On réservera au lecteur de cet ouvrage le chant du départ des deux frères mêmes si l’on connaît la mort prématurée d’André Chénier. Il meurt guillotiné à Paris le 7 Thermidor de l’an II (25 juillet 1794) à l’âge de 31 ans.

Cela fait le quatrième ouvrage de Thérèse Charles Vallin que je présente, et je reste toujours admiratif devant cette écriture soignée, cette précision documentaire qui ne parvient pas à effacer l’émotion, comme trop souvent dans beaucoup de travaux universitaires ou le poids des notes de bas de page en arrive à désincarner la situation historique.

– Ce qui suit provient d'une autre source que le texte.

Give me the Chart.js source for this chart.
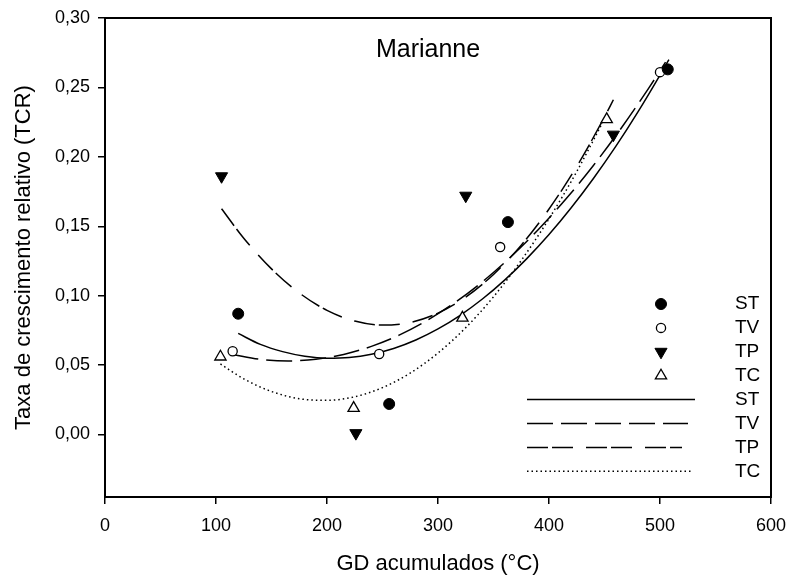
<!DOCTYPE html>
<html lang="pt">
<head>
<meta charset="utf-8">
<title>Marianne - TCR x GD acumulados</title>
<script src="https://cdn.jsdelivr.net/npm/chart.js@4.4.1/dist/chart.umd.min.js"></script>
<style>
  html, body { margin: 0; padding: 0; background: #fff; }
  #wrap { width: 790px; height: 577px; }
</style>
</head>
<body>
<div id="wrap"><canvas id="grafico" width="790" height="577"></canvas></div>
<script>
// Pontos observados (GD acumulados, TCR)
const xST = [120, 256, 363, 507];
const yST = [0.087, 0.022, 0.153, 0.263];
const xTV = [115, 247, 356, 500];
const yTV = [0.060, 0.058, 0.135, 0.261];
const xTP = [105, 226, 325, 458];
const yTP = [0.186, 0.001, 0.172, 0.216];
const xTC = [104, 224, 322, 452];
const yTC = [0.056, 0.019, 0.084, 0.227];

// Curvas ajustadas
const xCurvaST = [120, 140, 160, 180, 200, 220, 240, 260, 280, 300, 320, 340, 360, 380, 400, 420, 440, 460, 480, 500, 508];
const yCurvaST = [0.0728, 0.0649, 0.0597, 0.0564, 0.0550, 0.0555, 0.0578, 0.0620, 0.0681, 0.0761, 0.0859, 0.0976, 0.1112, 0.1267, 0.1440, 0.1633, 0.1844, 0.2073, 0.2322, 0.2589, 0.2701];
const xCurvaTV = [115, 140, 165, 190, 215, 240, 265, 290, 315, 340, 365, 390, 415, 440, 465, 490, 505];
const yCurvaTV = [0.0577, 0.0542, 0.0530, 0.0542, 0.0577, 0.0635, 0.0716, 0.0821, 0.0949, 0.1100, 0.1275, 0.1473, 0.1694, 0.1938, 0.2206, 0.2497, 0.2682];
const xCurvaTP = [105, 125, 150, 175, 200, 225, 250, 275, 300, 325, 350, 375, 400, 425, 450, 458];
const yCurvaTP = [0.1626, 0.1414, 0.1193, 0.1020, 0.0894, 0.0817, 0.0788, 0.0807, 0.0874, 0.0990, 0.1153, 0.1364, 0.1624, 0.1931, 0.2287, 0.2411];
const xCurvaTC = [104, 125, 150, 175, 200, 225, 250, 275, 300, 325, 350, 375, 400, 425, 452];
const yCurvaTC = [0.0508, 0.0401, 0.0310, 0.0258, 0.0246, 0.0272, 0.0338, 0.0443, 0.0587, 0.0770, 0.0992, 0.1254, 0.1554, 0.1894, 0.2305];

const series = ['ST', 'TV', 'TP', 'TC'];
const xTicks = [0, 100, 200, 300, 400, 500, 600];
const yTicks = [0, 0.05, 0.10, 0.15, 0.20, 0.25, 0.30];
const titulo = 'Marianne';

const fonte = '"Liberation Sans", Arial, sans-serif';

const marcadores = {
  ST: { pointStyle: 'circle', pointRadius: 5.5, pointRotation: 0, pointBackgroundColor: '#000', pointBorderColor: '#000', pointBorderWidth: 1 },
  TV: { pointStyle: 'circle', pointRadius: 4.6, pointRotation: 0, pointBackgroundColor: '#fff', pointBorderColor: '#000', pointBorderWidth: 1.3 },
  TP: { pointStyle: 'triangle', pointRadius: 7, pointRotation: 180, pointBackgroundColor: '#000', pointBorderColor: '#000', pointBorderWidth: 1 },
  TC: { pointStyle: 'triangle', pointRadius: 6.5, pointRotation: 0, pointBackgroundColor: '#fff', pointBorderColor: '#000', pointBorderWidth: 1.3 }
};
const tracos = { ST: [], TV: [26, 8], TP: [21, 4, 21, 13], TC: [1.5, 3] };

function pares(xs, ys) { return xs.map((x, i) => ({ x, y: ys[i] })); }

const pontos = { ST: [xST, yST], TV: [xTV, yTV], TP: [xTP, yTP], TC: [xTC, yTC] };
const curvas = { ST: [xCurvaST, yCurvaST], TV: [xCurvaTV, yCurvaTV], TP: [xCurvaTP, yCurvaTP], TC: [xCurvaTC, yCurvaTC] };

const datasets = [];
series.forEach(s => {
  datasets.push(Object.assign({ label: s, data: pares(...pontos[s]), showLine: false, order: 0 }, marcadores[s]));
});
series.forEach(s => {
  datasets.push({
    label: s + ' ajuste', data: pares(...curvas[s]), showLine: true, pointRadius: 0,
    borderColor: '#000', borderWidth: 1.5, borderDash: tracos[s], fill: false,
    cubicInterpolationMode: 'monotone', order: 1
  });
});

function desenhaMarcador(ctx, m, x, y) {
  ctx.fillStyle = m.pointBackgroundColor;
  ctx.strokeStyle = m.pointBorderColor;
  ctx.lineWidth = m.pointBorderWidth;
  ctx.beginPath();
  if (m.pointStyle === 'circle') {
    ctx.arc(x, y, m.pointRadius, 0, Math.PI * 2);
  } else {
    let ang = m.pointRotation * Math.PI / 180;
    for (let k = 0; k < 3; k++) {
      ctx.lineTo(x + Math.sin(ang) * m.pointRadius, y - Math.cos(ang) * m.pointRadius);
      ang += 2 * Math.PI / 3;
    }
    ctx.closePath();
  }
  ctx.fill();
  ctx.stroke();
}

// moldura, titulo interno e legenda dentro da area do grafico
const legendaInterna = {
  id: 'legendaInterna',
  afterDraw(chart) {
    const { ctx, chartArea: a } = chart;
    const w = a.right - a.left;
    ctx.save();
    ctx.strokeStyle = '#000';
    ctx.lineWidth = 2;
    ctx.strokeRect(a.left, a.top, w, a.bottom - a.top);

    ctx.fillStyle = '#000';
    ctx.font = '25px ' + fonte;
    ctx.textAlign = 'center';
    ctx.textBaseline = 'alphabetic';
    ctx.fillText(titulo, a.left + 0.485 * w, a.top + 39);

    const y0 = a.bottom - 193;
    const passo = 23.9;
    const xMarc = a.left + 556;
    const xTexto = a.right - 36;
    ctx.font = '19px ' + fonte;
    ctx.textAlign = 'left';
    ctx.textBaseline = 'middle';
    series.forEach((s, i) => {
      const y = y0 + i * passo;
      desenhaMarcador(ctx, marcadores[s], xMarc, y);
      ctx.fillStyle = '#000';
      ctx.fillText(s, xTexto, y);
    });
    const fimLinha = { ST: 590, TV: 583, TP: 577, TC: 586 };
    series.forEach((s, i) => {
      const y = y0 + (i + 4) * passo;
      ctx.strokeStyle = '#000';
      ctx.lineWidth = 1.5;
      ctx.setLineDash(tracos[s]);
      ctx.beginPath();
      ctx.moveTo(a.left + 422, y);
      ctx.lineTo(a.left + fimLinha[s], y);
      ctx.stroke();
      ctx.setLineDash([]);
      ctx.fillStyle = '#000';
      ctx.fillText(s, xTexto, y);
    });
    ctx.restore();
  }
};

new Chart(document.getElementById('grafico'), {
  type: 'scatter',
  data: { datasets },
  plugins: [legendaInterna],
  options: {
    responsive: false,
    animation: false,
    devicePixelRatio: 1,
    layout: { padding: { top: 18, right: 19, bottom: 0, left: 0 } },
    plugins: { legend: { display: false }, tooltip: { enabled: false } },
    scales: {
      x: {
        type: 'linear', min: 0, max: 600,
        afterBuildTicks: s => { s.ticks = xTicks.map(v => ({ value: v })); },
        afterFit: s => { s.height = 80; s.paddingLeft = 0; s.paddingRight = 0; },
        grid: { drawOnChartArea: false, drawTicks: true, tickLength: 7, color: '#000', lineWidth: 1.5 },
        border: { display: true, color: '#000', width: 2 },
        ticks: { color: '#000', padding: 11, maxRotation: 0, font: { family: fonte, size: 18 } },
        title: { display: true, text: 'GD acumulados (°C)', color: '#000', padding: { top: 0, bottom: 0 }, font: { family: fonte, size: 22 } }
      },
      y: {
        type: 'linear', min: -0.045, max: 0.30,
        afterBuildTicks: s => { s.ticks = yTicks.map(v => ({ value: v })); },
        afterFit: s => { s.width = 105; s.paddingTop = 0; s.paddingBottom = 0; },
        grid: { drawOnChartArea: false, drawTicks: true, tickLength: 7, color: '#000', lineWidth: 1.5 },
        border: { display: true, color: '#000', width: 2 },
        ticks: {
          color: '#000', padding: 8, font: { family: fonte, size: 18 },
          callback: v => v.toFixed(2).replace('.', ',')
        },
        title: { display: true, text: 'Taxa de crescimento relativo (TCR)', color: '#000', padding: { top: 11, bottom: 0 }, font: { family: fonte, size: 22 } }
      }
    }
  }
});
</script>
</body>
</html>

Au-delà de l’exercice de style que représente la biographie croisée, on retrouve une certaine malice chez Thérèse Charles Vallin qui rappelle que Robert Brasillach, depuis sa prison, s’est adressé à André Chénier, « son frère au col dégrafé ». L’histoire littéraire contemporaine semble vouloir réhabiliter aujourd’hui les deux frères Chénier, passionnés par la liberté, même si Marie-Joseph qui connaîtra quelques délicatesses au début du consulat parviendra à vivre jusqu’à 47 ans, après avoir été élu à l’Académie française. Son successeur sera Chateaubriand dont le discours de réception, rejeté par l’empereur, est un modèle de compromis politique.